I notice that the “premium quality” bit on the logo is different; I hope they don’t bring out a premium strength version as the hangover would kill you!
In the beginning you refer to the fact your girlfriend has bought you some beer. However, photo one features you and a handbag. Photo 2 features two blokes kissing. Are you trying to tell us something, am I missing something, or am I suffering a sense of humour failure?
I honestly can't see the connection between the camp photos and a crate of Chang
BB, I think perhaps there is a bit of a message there about the UK version of Chang being a bit limp-wristed compared to the brain crunching beverage enjoyed by Thai farmers.

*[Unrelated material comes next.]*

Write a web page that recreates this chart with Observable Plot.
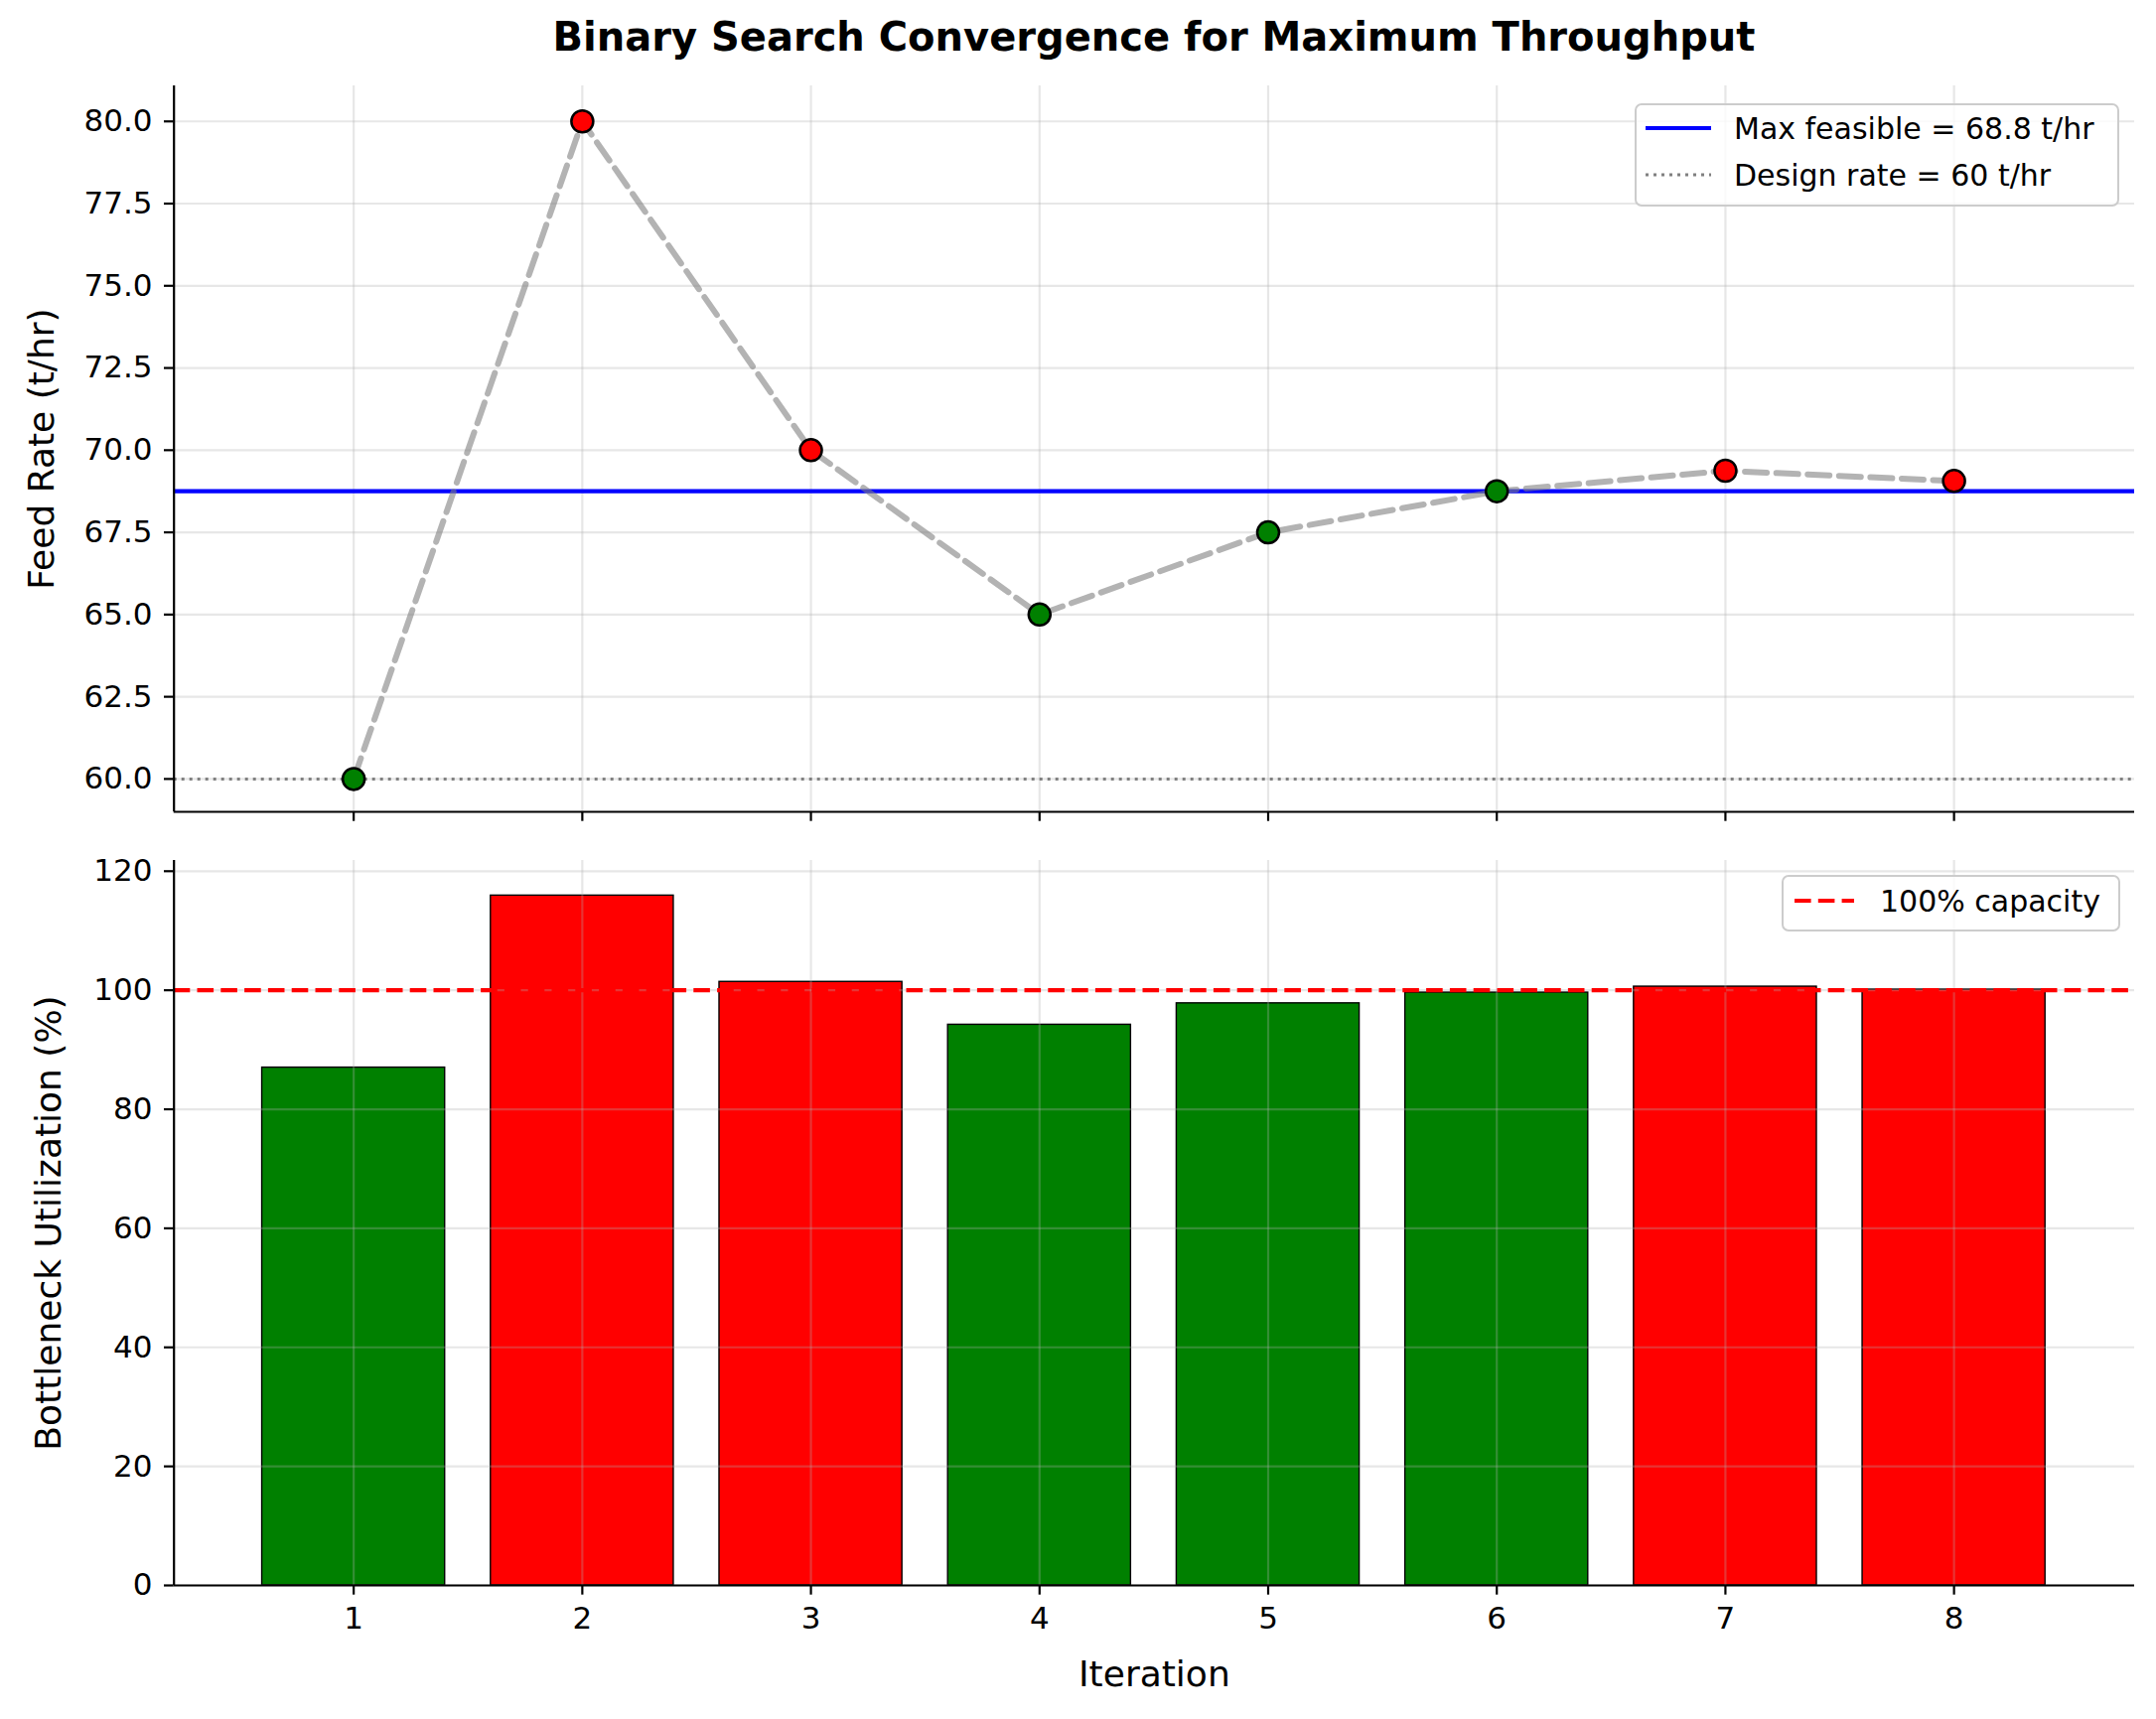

STEVE G wrote:BB, I think perhaps there is a bit of a message there about the UK version of Chang being a bit limp-wristed compared to the brain crunching beverage enjoyed by Thai farmers.
Thanks Steve - I just knew there had to be a hidden message in there somewhere
I'm here now, Chang. Been beering it up on Chang with Buksida all afternoon. Mind you, it's the proper stuff at 6.4% not the knats' piss they import into the UK.

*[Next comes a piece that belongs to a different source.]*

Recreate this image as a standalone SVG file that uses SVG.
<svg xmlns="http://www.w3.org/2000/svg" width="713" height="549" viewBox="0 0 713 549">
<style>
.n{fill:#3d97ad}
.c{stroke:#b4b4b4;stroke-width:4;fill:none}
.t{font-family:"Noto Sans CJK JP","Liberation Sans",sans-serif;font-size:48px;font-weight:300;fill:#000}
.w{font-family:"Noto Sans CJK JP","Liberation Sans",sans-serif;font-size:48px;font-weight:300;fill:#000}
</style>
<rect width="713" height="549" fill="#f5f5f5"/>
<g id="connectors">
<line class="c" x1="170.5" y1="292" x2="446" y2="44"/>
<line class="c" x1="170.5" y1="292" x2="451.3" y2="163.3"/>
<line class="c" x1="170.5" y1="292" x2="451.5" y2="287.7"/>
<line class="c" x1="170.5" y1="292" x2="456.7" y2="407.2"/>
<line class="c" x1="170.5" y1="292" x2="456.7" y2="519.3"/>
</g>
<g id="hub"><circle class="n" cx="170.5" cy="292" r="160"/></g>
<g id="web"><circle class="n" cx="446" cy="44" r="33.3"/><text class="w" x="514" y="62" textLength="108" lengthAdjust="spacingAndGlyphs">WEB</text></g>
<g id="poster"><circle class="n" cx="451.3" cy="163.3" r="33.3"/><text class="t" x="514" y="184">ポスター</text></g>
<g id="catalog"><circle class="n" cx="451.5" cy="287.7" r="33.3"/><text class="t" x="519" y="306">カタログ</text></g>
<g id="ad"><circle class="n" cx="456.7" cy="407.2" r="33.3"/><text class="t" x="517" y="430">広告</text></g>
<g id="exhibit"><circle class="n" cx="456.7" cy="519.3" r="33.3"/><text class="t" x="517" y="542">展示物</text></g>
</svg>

For all you doubters, tonychang took all the Canadians on at The All Nations years ago. He was the last to fall. I had a hangover that day so didn't take part.
Chok dii, Chang. Hope your weather is inclement in Northants or wherever your hanging out these days. Keep the handbag dry - he he.

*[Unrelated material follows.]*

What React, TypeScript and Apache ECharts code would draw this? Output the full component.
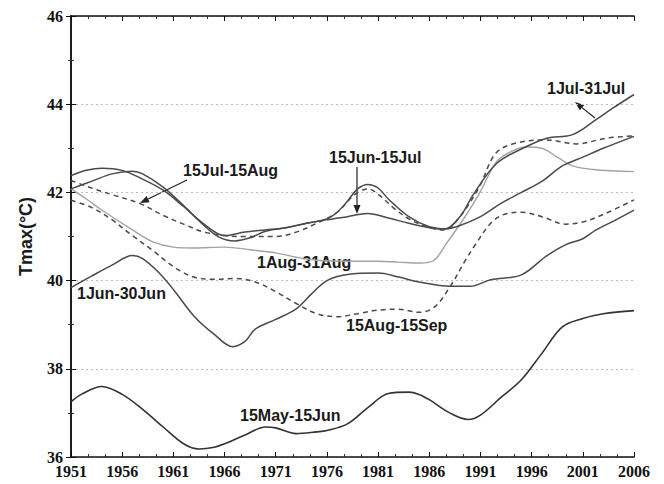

because of the huge duty in the uk the manufacturers in their wisdom decided to lower the abv to 5% - dont quote me on it but i believe singha done the same (its brewed in germany too!)
Chang been available in the pissy version for some time in uk now - something to do with sponsorship of everton fc also
CDK
there are three sorts of people in this world those that can count and those that cant
True about Singha Baron, but I think Singha has made a blanket change, here and abroad, and the Singha everywhere is now 5% aswell, used to be 6%, but changed about 1 and a half to 2 years ago or so.
The Chang here will put hairs on your arse and 'slap you around' in the 'morning after' while the wife asks you why you were painting the lines in the road again last night.